WRITTEN INSTRUCTION — Return all of the data exactly, with nothing left out but the pictures.

### EXTRACTED MATERIAL

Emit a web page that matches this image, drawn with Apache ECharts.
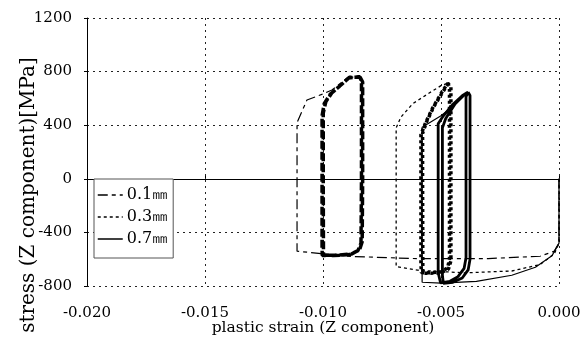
<!DOCTYPE html>
<html>
<head>
<meta charset="utf-8">
<script src="https://cdn.jsdelivr.net/npm/echarts@6/dist/echarts.min.js"></script>
<style>
html,body{margin:0;padding:0;background:#fff;}
#chart{width:581px;height:342px;}
</style>
</head>
<body>
<div id="chart"></div>
<script>
// ---- data (plastic strain, stress MPa) ----
const seriesNames = ['0.1㎜', '0.3㎜', '0.7㎜'];
const xTicks = [-0.020, -0.015, -0.010, -0.005, 0.000];
const yTicks = [-800, -400, 0, 400, 800, 1200];

// 0.1 mm : first path (compression, then reversal)
const path01 = [
  [0,0],[0,-480],[-0.0002,-540],[-0.0008,-578],[-0.003,-595],[-0.006,-596],
  [-0.009,-578],[-0.0111,-540],[-0.0111,0],[-0.0111,420],[-0.01085,520],
  [-0.01068,588],[-0.0100,633],[-0.00962,663],[-0.00894,757],[-0.00843,760]
];
// 0.1 mm : repeated loops
const loop01 = [
  [-0.00843,760],[-0.00832,722],[-0.00832,0],[-0.00834,-470],[-0.00845,-530],
  [-0.00880,-562],[-0.00950,-570],[-0.01003,-572],[-0.01004,-520],[-0.01004,0],
  [-0.01004,470],[-0.00995,560],[-0.00970,630],[-0.00930,690],[-0.00892,752],
  [-0.00845,762],[-0.00837,730],[-0.00837,0],[-0.00839,-480],[-0.00852,-536],
  [-0.00885,-565],[-0.00955,-573],[-0.00998,-568],[-0.00999,0],[-0.00999,490],
  [-0.00988,575],[-0.00963,640],[-0.00924,700],[-0.00888,757],[-0.00842,760]
];

// 0.3 mm : first path
const path03 = [
  [0,0],[0,-480],[-0.0002,-560],[-0.0008,-640],[-0.002,-688],[-0.004,-702],
  [-0.006,-682],[-0.0069,-655],[-0.0069,0],[-0.0069,380],[-0.0067,460],
  [-0.0062,560],[-0.0055,640],[-0.0050,695],[-0.0047,715]
];
// 0.3 mm : repeated loops
const loop03 = [
  [-0.00470,715],[-0.00464,670],[-0.00464,0],[-0.00464,-600],[-0.00472,-665],
  [-0.00500,-695],[-0.00550,-702],[-0.00583,-700],[-0.00585,-640],[-0.00585,0],
  [-0.00585,330],[-0.00565,420],[-0.00535,530],[-0.00495,650],[-0.00472,712],
  [-0.00458,690],[-0.00458,0],[-0.00458,-612],[-0.00468,-672],[-0.00500,-702],
  [-0.00577,-706],[-0.00578,0],[-0.00578,340],[-0.00560,430],[-0.00530,540],
  [-0.00490,655],[-0.00468,715]
];

// 0.7 mm : first path
const path07 = [
  [0,0],[0,-480],[-0.0003,-575],[-0.001,-660],[-0.002,-720],[-0.0035,-765],
  [-0.005,-778],[-0.0058,-772],[-0.0058,-700],[-0.0058,0],[-0.0058,385],
  [-0.0050,470],[-0.0045,540],[-0.00385,647]
];
// 0.7 mm : repeated loops
const loop07 = [
  [-0.00385,647],[-0.00377,622],[-0.00377,0],[-0.00377,-600],[-0.00385,-680],
  [-0.00410,-740],[-0.00450,-772],[-0.00490,-780],[-0.00494,-720],[-0.00494,0],
  [-0.00494,380],[-0.00480,450],[-0.00440,560],[-0.00400,630],[-0.00385,647],
  [-0.00394,612],[-0.00394,0],[-0.00394,-590],[-0.00402,-668],[-0.00428,-730],
  [-0.00462,-765],[-0.00502,-776],[-0.00512,-700],[-0.00512,0],[-0.00512,410],
  [-0.00490,470],[-0.00450,555],[-0.00410,620],[-0.00388,645]
];

const FONT = 'DejaVu Serif';
const chart = echarts.init(document.getElementById('chart'), null, {renderer: 'canvas'});

function mk(name, data, width, type) {
  return {
    name: name, type: 'line', data: data, xAxisIndex: 0, yAxisIndex: 0,
    symbol: 'none', smooth: false, animation: false,
    itemStyle: {color: '#000'},
    lineStyle: {color: '#000', width: width, type: type},
    emphasis: {disabled: true}
  };
}

chart.setOption({
  animation: false,
  backgroundColor: '#fff',
  color: ['#000', '#000', '#000'],
  grid: {left: 87, right: 22, top: 18, bottom: 56, containLabel: false, outerBoundsMode: 'none'},
  legend: {
    data: seriesNames,
    orient: 'vertical',
    left: 94, top: 179,
    padding: [8, 5, 11, 3],
    itemGap: 6,
    itemWidth: 25, itemHeight: 16,
    backgroundColor: '#fff',
    borderColor: '#555', borderWidth: 1,
    borderRadius: 0,
    itemStyle: {color: 'rgba(0,0,0,0)', borderColor: 'rgba(0,0,0,0)', borderWidth: 0, opacity: 0},
    lineStyle: {color: '#000', width: 1.5},
    textStyle: {fontFamily: FONT, fontSize: 16, color: '#000', padding: [0,0,0,-1]},
    selectedMode: false
  },
  xAxis: [{
    type: 'value', min: -0.020, max: 0, interval: 0.005,
    position: 'bottom',
    axisLine: {show: false, onZero: false},
    axisTick: {show: false},
    axisLabel: {
      fontFamily: FONT, fontSize: 15, color: '#000', margin: 20,
      formatter: v => v.toFixed(3)
    },
    splitLine: {show: true, lineStyle: {color: '#222', width: 1, type: [2, 4]}},
    name: 'plastic strain (Z component)',
    nameLocation: 'middle', nameGap: 34, nameMoveOverlap: false,
    nameTextStyle: {fontFamily: FONT, fontSize: 15.5, color: '#000'}
  }, {
    type: 'value', min: -0.020, max: 0, interval: 0.005,
    position: 'top',
    axisLine: {show: true, onZero: true, lineStyle: {color: '#000', width: 1}},
    axisTick: {show: true, length: 3, lineStyle: {color: '#000'}},
    axisLabel: {show: false},
    splitLine: {show: false}
  }],
  yAxis: {
    type: 'value', min: -800, max: 1200, interval: 400,
    axisLine: {show: true, onZero: false, lineStyle: {color: '#000', width: 1}},
    axisTick: {show: true, length: 3, lineStyle: {color: '#000'}},
    axisLabel: {fontFamily: FONT, fontSize: 15, color: '#000', margin: 15,
      formatter: v => String(v)},
    splitLine: {show: true, lineStyle: {color: '#222', width: 1, type: [2, 4]}},
    name: 'stress (Z component)[MPa]',
    nameLocation: 'middle', nameGap: 48, nameMoveOverlap: false,
    nameTextStyle: {fontFamily: FONT, fontSize: 20, color: '#000', padding: [0, 86, 0, 0]}
  },
  series: [
    mk(seriesNames[0], path01, 1.2, [10, 4, 4, 4]),
    mk(seriesNames[1], path03, 1.3, [3, 3]),
    mk(seriesNames[2], path07, 1.2, 'solid'),
    mk(seriesNames[0], loop01, 3.5, [8, 3]),
    mk(seriesNames[1], loop03, 3.5, [3, 3]),
    mk(seriesNames[2], loop07, 2.8, 'solid')
  ]
});
</script>
</body>
</html>
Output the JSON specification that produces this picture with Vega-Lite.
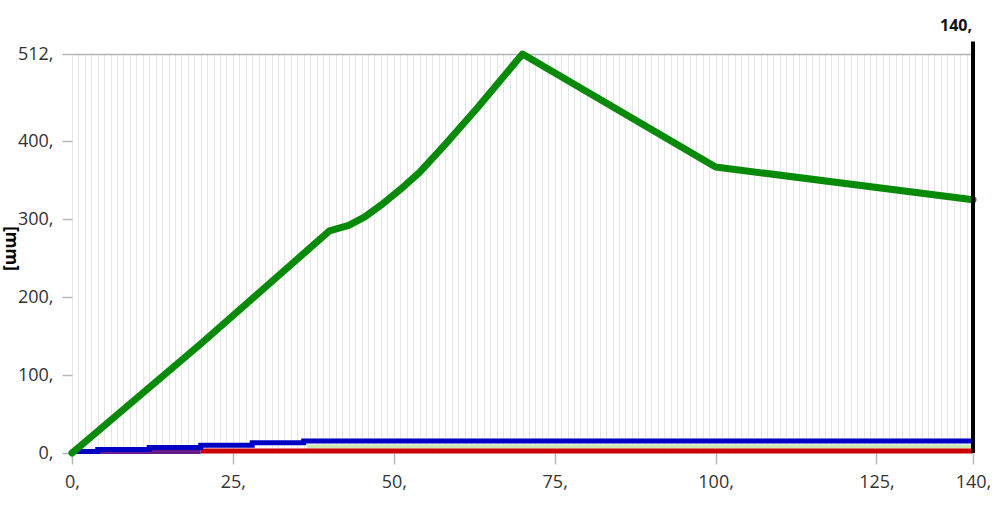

######

SOLUTION FOR THIS PROBLEM —
Emit a web page that matches this image, drawn with Apache ECharts.
<!DOCTYPE html>
<html>
<head>
<meta charset="utf-8">
<script src="https://cdn.jsdelivr.net/npm/echarts@6/dist/echarts.min.js"></script>
<style>
html,body{margin:0;padding:0;background:#fff;}
#chart{width:581px;height:342px;}
</style>
</head>
<body>
<div id="chart"></div>
<script>
// ---- data (plastic strain, stress MPa) ----
const seriesNames = ['0.1㎜', '0.3㎜', '0.7㎜'];
const xTicks = [-0.020, -0.015, -0.010, -0.005, 0.000];
const yTicks = [-800, -400, 0, 400, 800, 1200];

// 0.1 mm : first path (compression, then reversal)
const path01 = [
  [0,0],[0,-480],[-0.0002,-540],[-0.0008,-578],[-0.003,-595],[-0.006,-596],
  [-0.009,-578],[-0.0111,-540],[-0.0111,0],[-0.0111,420],[-0.01085,520],
  [-0.01068,588],[-0.0100,633],[-0.00962,663],[-0.00894,757],[-0.00843,760]
];
// 0.1 mm : repeated loops
const loop01 = [
  [-0.00843,760],[-0.00832,722],[-0.00832,0],[-0.00834,-470],[-0.00845,-530],
  [-0.00880,-562],[-0.00950,-570],[-0.01003,-572],[-0.01004,-520],[-0.01004,0],
  [-0.01004,470],[-0.00995,560],[-0.00970,630],[-0.00930,690],[-0.00892,752],
  [-0.00845,762],[-0.00837,730],[-0.00837,0],[-0.00839,-480],[-0.00852,-536],
  [-0.00885,-565],[-0.00955,-573],[-0.00998,-568],[-0.00999,0],[-0.00999,490],
  [-0.00988,575],[-0.00963,640],[-0.00924,700],[-0.00888,757],[-0.00842,760]
];

// 0.3 mm : first path
const path03 = [
  [0,0],[0,-480],[-0.0002,-560],[-0.0008,-640],[-0.002,-688],[-0.004,-702],
  [-0.006,-682],[-0.0069,-655],[-0.0069,0],[-0.0069,380],[-0.0067,460],
  [-0.0062,560],[-0.0055,640],[-0.0050,695],[-0.0047,715]
];
// 0.3 mm : repeated loops
const loop03 = [
  [-0.00470,715],[-0.00464,670],[-0.00464,0],[-0.00464,-600],[-0.00472,-665],
  [-0.00500,-695],[-0.00550,-702],[-0.00583,-700],[-0.00585,-640],[-0.00585,0],
  [-0.00585,330],[-0.00565,420],[-0.00535,530],[-0.00495,650],[-0.00472,712],
  [-0.00458,690],[-0.00458,0],[-0.00458,-612],[-0.00468,-672],[-0.00500,-702],
  [-0.00577,-706],[-0.00578,0],[-0.00578,340],[-0.00560,430],[-0.00530,540],
  [-0.00490,655],[-0.00468,715]
];

// 0.7 mm : first path
const path07 = [
  [0,0],[0,-480],[-0.0003,-575],[-0.001,-660],[-0.002,-720],[-0.0035,-765],
  [-0.005,-778],[-0.0058,-772],[-0.0058,-700],[-0.0058,0],[-0.0058,385],
  [-0.0050,470],[-0.0045,540],[-0.00385,647]
];
// 0.7 mm : repeated loops
const loop07 = [
  [-0.00385,647],[-0.00377,622],[-0.00377,0],[-0.00377,-600],[-0.00385,-680],
  [-0.00410,-740],[-0.00450,-772],[-0.00490,-780],[-0.00494,-720],[-0.00494,0],
  [-0.00494,380],[-0.00480,450],[-0.00440,560],[-0.00400,630],[-0.00385,647],
  [-0.00394,612],[-0.00394,0],[-0.00394,-590],[-0.00402,-668],[-0.00428,-730],
  [-0.00462,-765],[-0.00502,-776],[-0.00512,-700],[-0.00512,0],[-0.00512,410],
  [-0.00490,470],[-0.00450,555],[-0.00410,620],[-0.00388,645]
];

const FONT = 'DejaVu Serif';
const chart = echarts.init(document.getElementById('chart'), null, {renderer: 'canvas'});

function mk(name, data, width, type) {
  return {
    name: name, type: 'line', data: data, xAxisIndex: 0, yAxisIndex: 0,
    symbol: 'none', smooth: false, animation: false,
    itemStyle: {color: '#000'},
    lineStyle: {color: '#000', width: width, type: type},
    emphasis: {disabled: true}
  };
}

chart.setOption({
  animation: false,
  backgroundColor: '#fff',
  color: ['#000', '#000', '#000'],
  grid: {left: 87, right: 22, top: 18, bottom: 56, containLabel: false, outerBoundsMode: 'none'},
  legend: {
    data: seriesNames,
    orient: 'vertical',
    left: 94, top: 179,
    padding: [8, 5, 11, 3],
    itemGap: 6,
    itemWidth: 25, itemHeight: 16,
    backgroundColor: '#fff',
    borderColor: '#555', borderWidth: 1,
    borderRadius: 0,
    itemStyle: {color: 'rgba(0,0,0,0)', borderColor: 'rgba(0,0,0,0)', borderWidth: 0, opacity: 0},
    lineStyle: {color: '#000', width: 1.5},
    textStyle: {fontFamily: FONT, fontSize: 16, color: '#000', padding: [0,0,0,-1]},
    selectedMode: false
  },
  xAxis: [{
    type: 'value', min: -0.020, max: 0, interval: 0.005,
    position: 'bottom',
    axisLine: {show: false, onZero: false},
    axisTick: {show: false},
    axisLabel: {
      fontFamily: FONT, fontSize: 15, color: '#000', margin: 20,
      formatter: v => v.toFixed(3)
    },
    splitLine: {show: true, lineStyle: {color: '#222', width: 1, type: [2, 4]}},
    name: 'plastic strain (Z component)',
    nameLocation: 'middle', nameGap: 34, nameMoveOverlap: false,
    nameTextStyle: {fontFamily: FONT, fontSize: 15.5, color: '#000'}
  }, {
    type: 'value', min: -0.020, max: 0, interval: 0.005,
    position: 'top',
    axisLine: {show: true, onZero: true, lineStyle: {color: '#000', width: 1}},
    axisTick: {show: true, length: 3, lineStyle: {color: '#000'}},
    axisLabel: {show: false},
    splitLine: {show: false}
  }],
  yAxis: {
    type: 'value', min: -800, max: 1200, interval: 400,
    axisLine: {show: true, onZero: false, lineStyle: {color: '#000', width: 1}},
    axisTick: {show: true, length: 3, lineStyle: {color: '#000'}},
    axisLabel: {fontFamily: FONT, fontSize: 15, color: '#000', margin: 15,
      formatter: v => String(v)},
    splitLine: {show: true, lineStyle: {color: '#222', width: 1, type: [2, 4]}},
    name: 'stress (Z component)[MPa]',
    nameLocation: 'middle', nameGap: 48, nameMoveOverlap: false,
    nameTextStyle: {fontFamily: FONT, fontSize: 20, color: '#000', padding: [0, 86, 0, 0]}
  },
  series: [
    mk(seriesNames[0], path01, 1.2, [10, 4, 4, 4]),
    mk(seriesNames[1], path03, 1.3, [3, 3]),
    mk(seriesNames[2], path07, 1.2, 'solid'),
    mk(seriesNames[0], loop01, 3.5, [8, 3]),
    mk(seriesNames[1], loop03, 3.5, [3, 3]),
    mk(seriesNames[2], loop07, 2.8, 'solid')
  ]
});
</script>
</body>
</html>
Output the JSON specification that produces this picture with Vega-Lite.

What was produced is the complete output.